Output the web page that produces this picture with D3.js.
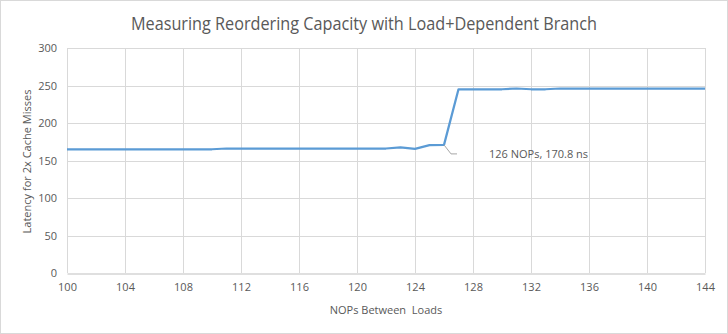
<!DOCTYPE html>
<html>
<head>
<meta charset="utf-8">
<script src="https://cdn.jsdelivr.net/npm/d3@7"></script>
<style>
  html, body { margin: 0; padding: 0; background: #fff; }
  svg { display: block; }
  text { font-family: "Open Sans", "Noto Sans", sans-serif; fill: #595959; }
</style>
</head>
<body>
<svg id="chart" width="728" height="334"></svg>
<script>
// NOPs between the two loads
const nops = [100,101,102,103,104,105,106,107,108,109,110,111,112,113,114,115,116,117,118,119,120,121,122,123,124,125,126,127,128,129,130,131,132,133,134,135,136,137,138,139,140,141,142,143,144];
// measured latency (ns) for two cache misses
const latency = [165,165,165,165,165,165,165,165,165,165,165,166,166,166,166,166,166,166,166,166,166,166,166,167.5,165.5,170.5,170.8,245,245,245,245,246,245,245,246,246,246,246,246,246,246,246,246,246,246];
const xTicks = [100,104,108,112,116,120,124,128,132,136,140,144];
const yTicks = [0,50,100,150,200,250,300];
const callout = { x: 126, y: 170.8, label: "126 NOPs, 170.8 ns" };

const W = 728, H = 334;
const m = { left: 67, right: 23, top: 48, bottom: 61 };
const svg = d3.select("#chart");

// chart frame
svg.append("rect").attr("x", 0.5).attr("y", 0.5).attr("width", W - 1).attr("height", H - 1)
  .attr("fill", "#fff").attr("stroke", "#d9d9d9");

const x = d3.scaleLinear().domain([100, 144]).range([m.left, W - m.right]);
const y = d3.scaleLinear().domain([0, 300]).range([H - m.bottom, m.top]);

// gridlines
svg.append("g").selectAll("line.h").data(yTicks.filter(d => d > 0)).join("line")
  .attr("x1", x(100)).attr("x2", x(144))
  .attr("y1", d => Math.round(y(d)) + 0.5).attr("y2", d => Math.round(y(d)) + 0.5)
  .attr("stroke", "#d9d9d9").attr("stroke-width", 1);
svg.append("g").selectAll("line.v").data(xTicks).join("line")
  .attr("x1", d => Math.round(x(d)) + 0.5).attr("x2", d => Math.round(x(d)) + 0.5)
  .attr("y1", y(300)).attr("y2", y(0))
  .attr("stroke", "#d9d9d9").attr("stroke-width", 1);

// x axis
const xAxis = svg.append("g").attr("transform", `translate(0,${Math.round(y(0)) + 0.5})`)
  .call(d3.axisBottom(x).tickValues(xTicks).tickSize(0).tickPadding(10));
xAxis.select(".domain").attr("stroke", "#bfbfbf");
xAxis.selectAll("text").attr("font-size", 11).attr("fill", "#595959")
  .style("font-family", "'Open Sans', sans-serif");

// y axis
const yAxis = svg.append("g").attr("transform", `translate(${m.left},0)`)
  .call(d3.axisLeft(y).tickValues(yTicks).tickSize(0).tickPadding(10));
yAxis.select(".domain").remove();
yAxis.selectAll("text").attr("font-size", 11).attr("fill", "#595959")
  .style("font-family", "'Open Sans', sans-serif");

// series line
const line = d3.line().x((d, i) => x(nops[i])).y(d => y(d));
svg.append("path").datum(latency).attr("d", line)
  .attr("fill", "none").attr("stroke", "#5b9bd5").attr("stroke-width", 2.25)
  .attr("stroke-linejoin", "round");

// callout on the last point before the jump
const px = x(callout.x), py = y(callout.y);
svg.append("path")
  .attr("d", `M${px},${py} L${px + 7},${py + 9} L${px + 13},${py + 9}`)
  .attr("fill", "none").attr("stroke", "#a6a6a6").attr("stroke-width", 1);
svg.append("text").attr("x", px + 45).attr("y", py + 13)
  .attr("font-size", 11).text(callout.label);

// titles
svg.append("text").attr("x", 364).attr("y", 30).attr("text-anchor", "middle")
  .attr("font-size", 18).style("font-family", "'Open Sans', sans-serif")
  .attr("textLength", 466).attr("lengthAdjust", "spacingAndGlyphs")
  .text("Measuring Reordering Capacity with Load+Dependent Branch");
svg.append("text").attr("x", x(122)).attr("y", 314).attr("text-anchor", "middle")
  .attr("font-size", 11).style("white-space", "pre")
  .text("NOPs Between  Loads");
svg.append("text").attr("transform", `translate(31,${y(150) + 1}) rotate(-90)`)
  .attr("text-anchor", "middle").attr("font-size", 11.5)
  .attr("textLength", 144).attr("lengthAdjust", "spacingAndGlyphs")
  .text("Latency for 2x Cache Misses");
</script>
</body>
</html>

....

**Your objective:**
Output the data exactly. Pictures don't belong in the result.

**Written solution:**
Output the web page that produces this picture with D3.js.
<!DOCTYPE html>
<html>
<head>
<meta charset="utf-8">
<script src="https://cdn.jsdelivr.net/npm/d3@7"></script>
<style>
  html, body { margin: 0; padding: 0; background: #fff; }
  svg { display: block; }
  text { font-family: "Open Sans", "Noto Sans", sans-serif; fill: #595959; }
</style>
</head>
<body>
<svg id="chart" width="728" height="334"></svg>
<script>
// NOPs between the two loads
const nops = [100,101,102,103,104,105,106,107,108,109,110,111,112,113,114,115,116,117,118,119,120,121,122,123,124,125,126,127,128,129,130,131,132,133,134,135,136,137,138,139,140,141,142,143,144];
// measured latency (ns) for two cache misses
const latency = [165,165,165,165,165,165,165,165,165,165,165,166,166,166,166,166,166,166,166,166,166,166,166,167.5,165.5,170.5,170.8,245,245,245,245,246,245,245,246,246,246,246,246,246,246,246,246,246,246];
const xTicks = [100,104,108,112,116,120,124,128,132,136,140,144];
const yTicks = [0,50,100,150,200,250,300];
const callout = { x: 126, y: 170.8, label: "126 NOPs, 170.8 ns" };

const W = 728, H = 334;
const m = { left: 67, right: 23, top: 48, bottom: 61 };
const svg = d3.select("#chart");

// chart frame
svg.append("rect").attr("x", 0.5).attr("y", 0.5).attr("width", W - 1).attr("height", H - 1)
  .attr("fill", "#fff").attr("stroke", "#d9d9d9");

const x = d3.scaleLinear().domain([100, 144]).range([m.left, W - m.right]);
const y = d3.scaleLinear().domain([0, 300]).range([H - m.bottom, m.top]);

// gridlines
svg.append("g").selectAll("line.h").data(yTicks.filter(d => d > 0)).join("line")
  .attr("x1", x(100)).attr("x2", x(144))
  .attr("y1", d => Math.round(y(d)) + 0.5).attr("y2", d => Math.round(y(d)) + 0.5)
  .attr("stroke", "#d9d9d9").attr("stroke-width", 1);
svg.append("g").selectAll("line.v").data(xTicks).join("line")
  .attr("x1", d => Math.round(x(d)) + 0.5).attr("x2", d => Math.round(x(d)) + 0.5)
  .attr("y1", y(300)).attr("y2", y(0))
  .attr("stroke", "#d9d9d9").attr("stroke-width", 1);

// x axis
const xAxis = svg.append("g").attr("transform", `translate(0,${Math.round(y(0)) + 0.5})`)
  .call(d3.axisBottom(x).tickValues(xTicks).tickSize(0).tickPadding(10));
xAxis.select(".domain").attr("stroke", "#bfbfbf");
xAxis.selectAll("text").attr("font-size", 11).attr("fill", "#595959")
  .style("font-family", "'Open Sans', sans-serif");

// y axis
const yAxis = svg.append("g").attr("transform", `translate(${m.left},0)`)
  .call(d3.axisLeft(y).tickValues(yTicks).tickSize(0).tickPadding(10));
yAxis.select(".domain").remove();
yAxis.selectAll("text").attr("font-size", 11).attr("fill", "#595959")
  .style("font-family", "'Open Sans', sans-serif");

// series line
const line = d3.line().x((d, i) => x(nops[i])).y(d => y(d));
svg.append("path").datum(latency).attr("d", line)
  .attr("fill", "none").attr("stroke", "#5b9bd5").attr("stroke-width", 2.25)
  .attr("stroke-linejoin", "round");

// callout on the last point before the jump
const px = x(callout.x), py = y(callout.y);
svg.append("path")
  .attr("d", `M${px},${py} L${px + 7},${py + 9} L${px + 13},${py + 9}`)
  .attr("fill", "none").attr("stroke", "#a6a6a6").attr("stroke-width", 1);
svg.append("text").attr("x", px + 45).attr("y", py + 13)
  .attr("font-size", 11).text(callout.label);

// titles
svg.append("text").attr("x", 364).attr("y", 30).attr("text-anchor", "middle")
  .attr("font-size", 18).style("font-family", "'Open Sans', sans-serif")
  .attr("textLength", 466).attr("lengthAdjust", "spacingAndGlyphs")
  .text("Measuring Reordering Capacity with Load+Dependent Branch");
svg.append("text").attr("x", x(122)).attr("y", 314).attr("text-anchor", "middle")
  .attr("font-size", 11).style("white-space", "pre")
  .text("NOPs Between  Loads");
svg.append("text").attr("transform", `translate(31,${y(150) + 1}) rotate(-90)`)
  .attr("text-anchor", "middle").attr("font-size", 11.5)
  .attr("textLength", 144).attr("lengthAdjust", "spacingAndGlyphs")
  .text("Latency for 2x Cache Misses");
</script>
</body>
</html>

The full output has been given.